Grocery Outlet to Close Dozens of Stores Citing Poor Performance

Jason Potter, president and CEO of Grocery Outlet Holding Corp., announced the closure of 36 underperforming Grocery Outlet stores and unveiled a new plan to increase operational profitability.

Upon presenting the company’s fourth-quarter and fiscal-year 2025 financial results, Potter outlined the strategic plan to improve operational efficiency, increase profitability, and strengthen cash flow generation.

The executive said the company aims to deliver clearer value to customers and optimize the in-store experience, while adjusting its store network for future growth.

36 Underperforming Stores to Close

The Optimization Plan calls for the closure of 36 financially underperforming stores across Grocery Outlet’s 16-state footprint.

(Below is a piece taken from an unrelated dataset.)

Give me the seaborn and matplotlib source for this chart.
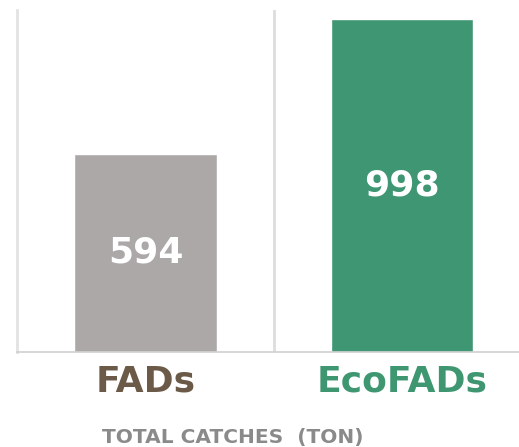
import pandas as pd
import matplotlib.pyplot as plt
import seaborn as sns

# Datos
categorias = ['FADs', 'EcoFADs']
capturas = [594, 998]
colores_barras = ['#ADA8A8', '#3E9673']
colores_texto = ['#6B5A48', '#3F9772']

df = pd.DataFrame({'tipo': categorias, 'capturas': capturas})

sns.set_style('white')
plt.rcParams['font.family'] = ['DejaVu Sans']

fig = plt.figure(figsize=(5.19, 4.47), dpi=100)
ax = fig.add_axes([0.033, 0.2125, 0.967, 0.765])

sns.barplot(data=df, x='tipo', y='capturas', hue='tipo', palette=colores_barras,
            width=0.555, legend=False, ax=ax, saturation=1)

# Valores dentro de las barras
for p in ax.patches:
    h = p.get_height()
    ax.text(p.get_x() + p.get_width() / 2, h / 2, f'{int(h)}',
            ha='center', va='center', fontsize=26, fontweight='bold', color='white')

ax.set_xlim(-0.5, 1.455)
ax.set_ylim(0, 1025)
ax.axvline(0.5, color='#DDDDDD', lw=2, zorder=0)

for s in ['top', 'right']:
    ax.spines[s].set_visible(False)
ax.spines['left'].set_color('#E2E2E2')
ax.spines['left'].set_linewidth(2)
ax.spines['bottom'].set_color('#D0D0D0')
ax.spines['bottom'].set_linewidth(1.2)

ax.set_yticks([])
ax.set_ylabel('')
ax.set_xlabel('')
ax.tick_params(axis='x', length=0, pad=9)
ax.set_xticks([0, 1])
ax.set_xticklabels(categorias, fontsize=26, fontweight='bold')
for lbl, c in zip(ax.get_xticklabels(), colores_texto):
    lbl.set_color(c)

fig.text(233 / 519, 1 - 437 / 447, 'TOTAL CATCHES  (TON)', ha='center', va='center',
         fontsize=14.5, fontweight='bold', color='#8A8A8A')

plt.savefig('out.png', dpi=100)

The plan includes terminating or subleasing store leases and distribution center facilities no longer in use. The company will also end agreements with independent operators for affected locations.

The company expects to substantially complete these closures during fiscal 2026. As part of the plan, Grocery Outlet recorded $110 million in non-cash impairment charges on long-lived assets associated with the stores. The company estimates restructuring costs of $14 million to $25 million this fiscal year, including lease termination fees and bad-debt expenses.

Related Article: U.S. Grocery Store Closures Set to Reshape 2026

Financial Results Show Urgent Need for Optimization

Grocery Outlet’s fourth-quarter fiscal 2025 net sales increased 10.7% to $1.22 billion, including $82.4 million from an extra 53rd week. However, comparable store sales declined 0.8% over 13 weeks.

The decline reflected a 1.7% drop in average transaction size, partially offset by a 0.9% increase in the number of transactions.

The company reported an operating loss of $234.8 million, including $110.2 million in non-cash impairments of long-lived assets and $149.0 million in goodwill impairments. Net loss totaled $218.2 million, or $(2.22) per diluted share, compared with net income of $2.3 million last year. Adjusted net income rose 28.8% to $18.7 million, while adjusted EBITDA reached $68 million, or 5.6% of net sales.

Fiscal 2025 full-year results reflected $4.69 billion in net sales, up 7.3% from 2024, and a 0.5% increase in comparable store sales.

Despite growth in sales, Grocery Outlet posted a net loss of $224.9 million, or $(2.30) per share, citing $149 million in goodwill impairment and restructuring charges.

Focus on Operational Efficiency and Cash Flow

The Optimization Plan is part of a broader effort to improve Grocery Outlet’s operating model. Potter emphasized initiatives, including advancing store refresh programs, restoring value perception, and reshaping new store growth strategies.

Cash flow improved significantly during fiscal 2025, with $222.1 million in net cash provided by operating activities, up from $112 million the previous year. Capital expenditures totaled $220.3 million, reflecting new store openings and supply chain investments.

The company expects that inventory markdowns during store closures will reduce fiscal 2026 gross profit by $4 million to $6 million. Yet, the plan aims to increase long-term returns on capital and strengthen the overall store network.

Outlook and Growth Plans

Looking ahead, Grocery Outlet projects opening 30 to 33 new stores in fiscal 2026. Net sales are expected between $4.60 billion and $4.72 billion, with comparable store sales remaining flat or declining slightly. Gross margin should range from 29.7% to 30.0%, while adjusted EBITDA is projected at $220 million to $235 million. Diluted adjusted earnings per share are estimated between $0.45 and $0.55.

Potter concluded, “We have identified the core challenges, and now we have the right plans and the right team to execute them. These Grocery Outlet store closures are a difficult but necessary step toward long-term growth and profitability.”